Embarrassingly Joyful

Sometimes I think about David. Dancing violently before God. The image speaks to me. And so does the one after it. David’s wife, Michal, embarrassed by her husband, a king, dancing like an idiot in the streets, wearing something a simple priest might wear, not a leader.

That story, over and over, is the story of the follower of Jesus. So full of joy, soon extinguished by the embarrassed, proper religious types.

Worthless Spirituality

A friend told me about a sort of spiritual retreat his young daughter went on at the religious school she attends. She came back confused and upset because others seemed to be having these emotional experiences with God and feeling His presence, while she was just sort of bored. It made her question her relationship with God.

Christians can make you feel as though you should be doing and feeling certain things or you must not really love Jesus.

For instance, when we don’t read our bibles every day or get up at the crack of dawn to talk to God (Because, those are His clearly posted office hours, people!) then we start to think that maybe we aren’t good enough, and maybe, just maybe, we never had a relationship with him at all.

The lies goes: you gotta be doing the things I think you gotta do to get the feelings I feel or you must not be connected to God the way I am.

When we believe that lie, and we don’t get the results people holier than us tell us we should, we blame ourselves.

What if I go to a prayer meeting and I don’t feel like praying? What does it mean if I’d rather read Neil Gaiman than the Bible tonight? Yes, I know attendance is low at the Wednesday night service, but I’d rather play Titan Fall with my friends. What does that mean? SWEET MERCIFUL MOSES! WHAT DOES IT ALL MEAN?!

What if it doesn’t mean anything?

If it just suggests that you’re a human being who doesn’t always feel like doing spiritual things. And remember this is just the way certain people define the term spiritual. It looks holy, but is worthless outside the context of our desire to do it. I mean, it could be that folding your laundry is a spiritual time for you. Perhaps you get far more out of bedtime prayers with your 2-year-old than you do with a piano playing softly in the background. Could be that you don’t have to feel guilty for reading Jodi Picoult sometimes instead of Leviticus.

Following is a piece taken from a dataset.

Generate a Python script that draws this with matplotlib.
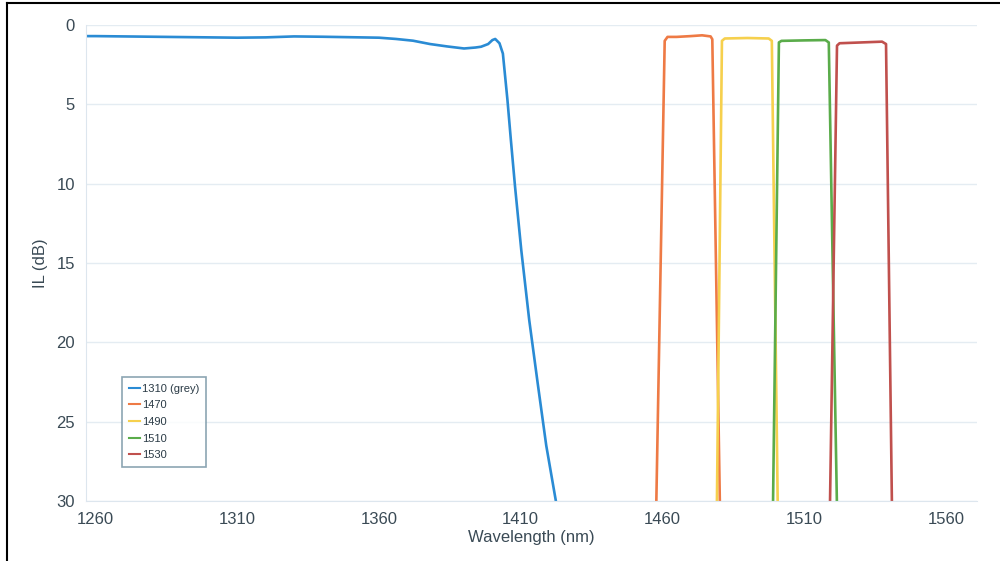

I know some of you are already composing your angry responses. But I’m not saying some of those things we do aren’t important. I’m saying to get off the treadmill. I’m saying that your relationship with God isn’t a bookshelf from IKEA—it’s not a chore with a checklist of things to make sure you get it right. It’s a living, breathing relationship.

The Law is Ruthless

A friend of mine recently likened the Bible to love letters you might get from your wife. They’re so precious to you that you want to read them, you want to memorize them and have them near you at all times.

But what if someone were telling you that you weren’t reading them correctly? That you didn’t really love your wife if you weren’t reading those letters every day?

I’m not sure about you, but those words that had once meant so much to me would quickly sour.

The words in those letters didn’t stop being true, they didn’t stop having the power to inspire me. So, what happened?

The moment you turn joy into something which can only be achieved through a chore, it ceases being joy. It becomes a law, and the law is ruthless. The object of joy itself seems to become a taskmaster. Before, my love was freely welcomed, ferocious and had the entire universe in which to expand. It was wild and untamed.

Now it’s caged and domesticated because people don’t like wild and untamed.

We don’t like anything we can’t control, in fact.

So, we start reigning in that beast.

They say, “I know you think what you’re doing is love, but love is a discipline. Love is work!”

And we do want to love. We desire to please the object of our affection in the way in which the object of our affection most desires. But because that robust, exciting love has become a rote, serious chore that we constantly fear we are doing wrong (and often are), we start doubting our commitment to God, we start questioning every decision we make and every thought that we have.

And you can’t live like that for long. So, some decide they aren’t good enough and leave, and others, listening to these well-meaning voices, build a cage to house the idol that we have made of God. A tame version of the Lion of Judah, now only emerging at set intervals to meander toothless in front of an approving crowd before sighing and slipping once again, away.

Properly, with dignity and certainly not one ounce of impropriety.

And I think about David. Dancing, loud and embarrassingly joyful.

“Well, don’t you just look like the fool?”

          That’s the voice that we hear. Red-faced Michal, daughter of Saul.
          Say to it, as did David:

          That annoying, lying voice.

“And I’m willing,” and say it loud, with a lilt of musical joy in your voice, “to look even more foolish. This is love. That’s how it works.”

Let your love dance. Let it fall to your feet. Let it energize your heart and your hands to reach out to others so they too can know the joy of unfettered love.